Task description: Reproduce all of the data that follows, character for character.
● ● ● ● ● ● ●
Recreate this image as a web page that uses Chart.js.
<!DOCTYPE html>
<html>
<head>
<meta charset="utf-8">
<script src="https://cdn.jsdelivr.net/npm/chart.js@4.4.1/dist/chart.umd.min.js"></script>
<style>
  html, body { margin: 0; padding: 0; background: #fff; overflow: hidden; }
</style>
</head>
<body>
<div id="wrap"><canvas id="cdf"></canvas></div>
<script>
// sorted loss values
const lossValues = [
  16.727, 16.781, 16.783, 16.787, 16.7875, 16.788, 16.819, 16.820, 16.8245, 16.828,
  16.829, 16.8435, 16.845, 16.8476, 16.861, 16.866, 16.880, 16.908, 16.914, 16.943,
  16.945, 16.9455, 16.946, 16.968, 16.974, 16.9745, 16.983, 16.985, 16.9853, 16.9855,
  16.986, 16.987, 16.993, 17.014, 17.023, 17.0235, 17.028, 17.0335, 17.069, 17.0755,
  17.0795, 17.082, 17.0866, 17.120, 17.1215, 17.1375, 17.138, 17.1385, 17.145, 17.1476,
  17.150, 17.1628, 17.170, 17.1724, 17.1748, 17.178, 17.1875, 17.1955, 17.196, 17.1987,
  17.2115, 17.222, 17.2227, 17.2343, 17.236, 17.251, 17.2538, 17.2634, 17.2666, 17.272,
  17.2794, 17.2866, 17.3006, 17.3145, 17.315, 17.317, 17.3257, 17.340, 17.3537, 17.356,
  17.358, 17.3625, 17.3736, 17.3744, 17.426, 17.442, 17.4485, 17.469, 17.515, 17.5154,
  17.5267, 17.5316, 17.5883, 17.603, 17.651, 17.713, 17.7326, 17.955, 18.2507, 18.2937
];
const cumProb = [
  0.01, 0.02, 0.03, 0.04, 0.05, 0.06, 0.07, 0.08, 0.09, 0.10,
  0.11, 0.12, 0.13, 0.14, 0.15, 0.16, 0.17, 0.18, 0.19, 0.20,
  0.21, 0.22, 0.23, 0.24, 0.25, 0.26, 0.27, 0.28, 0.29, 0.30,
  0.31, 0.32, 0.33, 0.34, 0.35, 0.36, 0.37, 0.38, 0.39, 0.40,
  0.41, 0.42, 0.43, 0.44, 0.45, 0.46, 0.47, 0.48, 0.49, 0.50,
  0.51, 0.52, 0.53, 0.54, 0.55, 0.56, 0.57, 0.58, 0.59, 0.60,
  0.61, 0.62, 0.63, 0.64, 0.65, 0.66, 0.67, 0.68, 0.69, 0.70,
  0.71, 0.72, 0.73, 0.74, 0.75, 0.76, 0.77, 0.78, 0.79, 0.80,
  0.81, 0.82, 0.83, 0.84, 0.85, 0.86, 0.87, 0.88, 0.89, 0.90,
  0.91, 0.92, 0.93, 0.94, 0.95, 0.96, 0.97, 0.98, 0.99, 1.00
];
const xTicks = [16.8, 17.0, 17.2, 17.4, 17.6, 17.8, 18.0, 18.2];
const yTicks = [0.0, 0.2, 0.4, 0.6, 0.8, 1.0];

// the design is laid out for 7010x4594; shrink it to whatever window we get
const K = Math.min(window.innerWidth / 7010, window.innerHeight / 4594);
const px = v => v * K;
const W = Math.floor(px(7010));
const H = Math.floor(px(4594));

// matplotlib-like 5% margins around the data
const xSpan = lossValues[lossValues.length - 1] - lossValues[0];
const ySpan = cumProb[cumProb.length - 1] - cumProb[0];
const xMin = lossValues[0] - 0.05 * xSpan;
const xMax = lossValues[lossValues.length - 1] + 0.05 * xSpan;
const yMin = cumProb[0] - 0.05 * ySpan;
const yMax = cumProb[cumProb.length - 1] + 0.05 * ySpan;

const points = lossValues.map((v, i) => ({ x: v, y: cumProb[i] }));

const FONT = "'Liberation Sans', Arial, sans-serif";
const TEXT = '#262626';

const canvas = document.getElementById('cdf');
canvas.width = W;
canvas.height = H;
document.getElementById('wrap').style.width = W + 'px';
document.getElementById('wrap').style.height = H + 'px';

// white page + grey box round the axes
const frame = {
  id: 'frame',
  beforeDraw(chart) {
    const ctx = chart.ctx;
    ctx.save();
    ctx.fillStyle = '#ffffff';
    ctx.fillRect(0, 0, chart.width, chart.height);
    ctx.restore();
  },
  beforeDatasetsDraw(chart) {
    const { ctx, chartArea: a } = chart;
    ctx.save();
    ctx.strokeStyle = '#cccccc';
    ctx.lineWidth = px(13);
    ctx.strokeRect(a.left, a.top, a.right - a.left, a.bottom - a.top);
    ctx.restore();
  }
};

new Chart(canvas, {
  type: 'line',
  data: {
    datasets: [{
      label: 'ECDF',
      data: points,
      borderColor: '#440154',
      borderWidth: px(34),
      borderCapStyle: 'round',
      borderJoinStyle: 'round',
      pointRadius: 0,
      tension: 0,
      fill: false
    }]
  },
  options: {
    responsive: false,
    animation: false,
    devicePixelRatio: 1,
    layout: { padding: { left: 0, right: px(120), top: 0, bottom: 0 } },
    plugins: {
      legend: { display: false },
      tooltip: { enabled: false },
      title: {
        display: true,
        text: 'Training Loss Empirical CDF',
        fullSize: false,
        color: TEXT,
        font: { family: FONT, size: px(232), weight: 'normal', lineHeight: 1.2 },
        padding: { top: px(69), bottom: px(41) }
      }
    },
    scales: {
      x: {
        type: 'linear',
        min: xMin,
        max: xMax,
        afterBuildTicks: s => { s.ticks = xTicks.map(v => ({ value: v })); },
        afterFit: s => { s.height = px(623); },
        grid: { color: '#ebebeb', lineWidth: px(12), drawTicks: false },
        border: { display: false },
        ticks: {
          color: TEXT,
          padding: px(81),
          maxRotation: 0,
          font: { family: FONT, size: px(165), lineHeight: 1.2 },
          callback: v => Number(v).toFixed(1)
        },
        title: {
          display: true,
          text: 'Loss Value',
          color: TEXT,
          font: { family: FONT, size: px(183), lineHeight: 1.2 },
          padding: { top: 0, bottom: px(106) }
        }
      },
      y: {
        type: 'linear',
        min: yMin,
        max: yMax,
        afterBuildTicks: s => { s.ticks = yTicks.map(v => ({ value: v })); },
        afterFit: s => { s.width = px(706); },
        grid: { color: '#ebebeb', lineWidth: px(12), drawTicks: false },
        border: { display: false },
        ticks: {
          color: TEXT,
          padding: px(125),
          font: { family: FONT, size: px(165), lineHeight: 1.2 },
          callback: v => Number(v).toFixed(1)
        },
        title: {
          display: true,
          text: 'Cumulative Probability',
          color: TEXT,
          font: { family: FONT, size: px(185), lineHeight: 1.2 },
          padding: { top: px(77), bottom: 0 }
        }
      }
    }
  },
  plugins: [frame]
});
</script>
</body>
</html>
● ● ● ● ● ● ●
Output below:
Recreate this image as a web page that uses Chart.js.
<!DOCTYPE html>
<html>
<head>
<meta charset="utf-8">
<script src="https://cdn.jsdelivr.net/npm/chart.js@4.4.1/dist/chart.umd.min.js"></script>
<style>
  html, body { margin: 0; padding: 0; background: #fff; overflow: hidden; }
</style>
</head>
<body>
<div id="wrap"><canvas id="cdf"></canvas></div>
<script>
// sorted loss values
const lossValues = [
  16.727, 16.781, 16.783, 16.787, 16.7875, 16.788, 16.819, 16.820, 16.8245, 16.828,
  16.829, 16.8435, 16.845, 16.8476, 16.861, 16.866, 16.880, 16.908, 16.914, 16.943,
  16.945, 16.9455, 16.946, 16.968, 16.974, 16.9745, 16.983, 16.985, 16.9853, 16.9855,
  16.986, 16.987, 16.993, 17.014, 17.023, 17.0235, 17.028, 17.0335, 17.069, 17.0755,
  17.0795, 17.082, 17.0866, 17.120, 17.1215, 17.1375, 17.138, 17.1385, 17.145, 17.1476,
  17.150, 17.1628, 17.170, 17.1724, 17.1748, 17.178, 17.1875, 17.1955, 17.196, 17.1987,
  17.2115, 17.222, 17.2227, 17.2343, 17.236, 17.251, 17.2538, 17.2634, 17.2666, 17.272,
  17.2794, 17.2866, 17.3006, 17.3145, 17.315, 17.317, 17.3257, 17.340, 17.3537, 17.356,
  17.358, 17.3625, 17.3736, 17.3744, 17.426, 17.442, 17.4485, 17.469, 17.515, 17.5154,
  17.5267, 17.5316, 17.5883, 17.603, 17.651, 17.713, 17.7326, 17.955, 18.2507, 18.2937
];
const cumProb = [
  0.01, 0.02, 0.03, 0.04, 0.05, 0.06, 0.07, 0.08, 0.09, 0.10,
  0.11, 0.12, 0.13, 0.14, 0.15, 0.16, 0.17, 0.18, 0.19, 0.20,
  0.21, 0.22, 0.23, 0.24, 0.25, 0.26, 0.27, 0.28, 0.29, 0.30,
  0.31, 0.32, 0.33, 0.34, 0.35, 0.36, 0.37, 0.38, 0.39, 0.40,
  0.41, 0.42, 0.43, 0.44, 0.45, 0.46, 0.47, 0.48, 0.49, 0.50,
  0.51, 0.52, 0.53, 0.54, 0.55, 0.56, 0.57, 0.58, 0.59, 0.60,
  0.61, 0.62, 0.63, 0.64, 0.65, 0.66, 0.67, 0.68, 0.69, 0.70,
  0.71, 0.72, 0.73, 0.74, 0.75, 0.76, 0.77, 0.78, 0.79, 0.80,
  0.81, 0.82, 0.83, 0.84, 0.85, 0.86, 0.87, 0.88, 0.89, 0.90,
  0.91, 0.92, 0.93, 0.94, 0.95, 0.96, 0.97, 0.98, 0.99, 1.00
];
const xTicks = [16.8, 17.0, 17.2, 17.4, 17.6, 17.8, 18.0, 18.2];
const yTicks = [0.0, 0.2, 0.4, 0.6, 0.8, 1.0];

// the design is laid out for 7010x4594; shrink it to whatever window we get
const K = Math.min(window.innerWidth / 7010, window.innerHeight / 4594);
const px = v => v * K;
const W = Math.floor(px(7010));
const H = Math.floor(px(4594));

// matplotlib-like 5% margins around the data
const xSpan = lossValues[lossValues.length - 1] - lossValues[0];
const ySpan = cumProb[cumProb.length - 1] - cumProb[0];
const xMin = lossValues[0] - 0.05 * xSpan;
const xMax = lossValues[lossValues.length - 1] + 0.05 * xSpan;
const yMin = cumProb[0] - 0.05 * ySpan;
const yMax = cumProb[cumProb.length - 1] + 0.05 * ySpan;

const points = lossValues.map((v, i) => ({ x: v, y: cumProb[i] }));

const FONT = "'Liberation Sans', Arial, sans-serif";
const TEXT = '#262626';

const canvas = document.getElementById('cdf');
canvas.width = W;
canvas.height = H;
document.getElementById('wrap').style.width = W + 'px';
document.getElementById('wrap').style.height = H + 'px';

// white page + grey box round the axes
const frame = {
  id: 'frame',
  beforeDraw(chart) {
    const ctx = chart.ctx;
    ctx.save();
    ctx.fillStyle = '#ffffff';
    ctx.fillRect(0, 0, chart.width, chart.height);
    ctx.restore();
  },
  beforeDatasetsDraw(chart) {
    const { ctx, chartArea: a } = chart;
    ctx.save();
    ctx.strokeStyle = '#cccccc';
    ctx.lineWidth = px(13);
    ctx.strokeRect(a.left, a.top, a.right - a.left, a.bottom - a.top);
    ctx.restore();
  }
};

new Chart(canvas, {
  type: 'line',
  data: {
    datasets: [{
      label: 'ECDF',
      data: points,
      borderColor: '#440154',
      borderWidth: px(34),
      borderCapStyle: 'round',
      borderJoinStyle: 'round',
      pointRadius: 0,
      tension: 0,
      fill: false
    }]
  },
  options: {
    responsive: false,
    animation: false,
    devicePixelRatio: 1,
    layout: { padding: { left: 0, right: px(120), top: 0, bottom: 0 } },
    plugins: {
      legend: { display: false },
      tooltip: { enabled: false },
      title: {
        display: true,
        text: 'Training Loss Empirical CDF',
        fullSize: false,
        color: TEXT,
        font: { family: FONT, size: px(232), weight: 'normal', lineHeight: 1.2 },
        padding: { top: px(69), bottom: px(41) }
      }
    },
    scales: {
      x: {
        type: 'linear',
        min: xMin,
        max: xMax,
        afterBuildTicks: s => { s.ticks = xTicks.map(v => ({ value: v })); },
        afterFit: s => { s.height = px(623); },
        grid: { color: '#ebebeb', lineWidth: px(12), drawTicks: false },
        border: { display: false },
        ticks: {
          color: TEXT,
          padding: px(81),
          maxRotation: 0,
          font: { family: FONT, size: px(165), lineHeight: 1.2 },
          callback: v => Number(v).toFixed(1)
        },
        title: {
          display: true,
          text: 'Loss Value',
          color: TEXT,
          font: { family: FONT, size: px(183), lineHeight: 1.2 },
          padding: { top: 0, bottom: px(106) }
        }
      },
      y: {
        type: 'linear',
        min: yMin,
        max: yMax,
        afterBuildTicks: s => { s.ticks = yTicks.map(v => ({ value: v })); },
        afterFit: s => { s.width = px(706); },
        grid: { color: '#ebebeb', lineWidth: px(12), drawTicks: false },
        border: { display: false },
        ticks: {
          color: TEXT,
          padding: px(125),
          font: { family: FONT, size: px(165), lineHeight: 1.2 },
          callback: v => Number(v).toFixed(1)
        },
        title: {
          display: true,
          text: 'Cumulative Probability',
          color: TEXT,
          font: { family: FONT, size: px(185), lineHeight: 1.2 },
          padding: { top: px(77), bottom: 0 }
        }
      }
    }
  },
  plugins: [frame]
});
</script>
</body>
</html>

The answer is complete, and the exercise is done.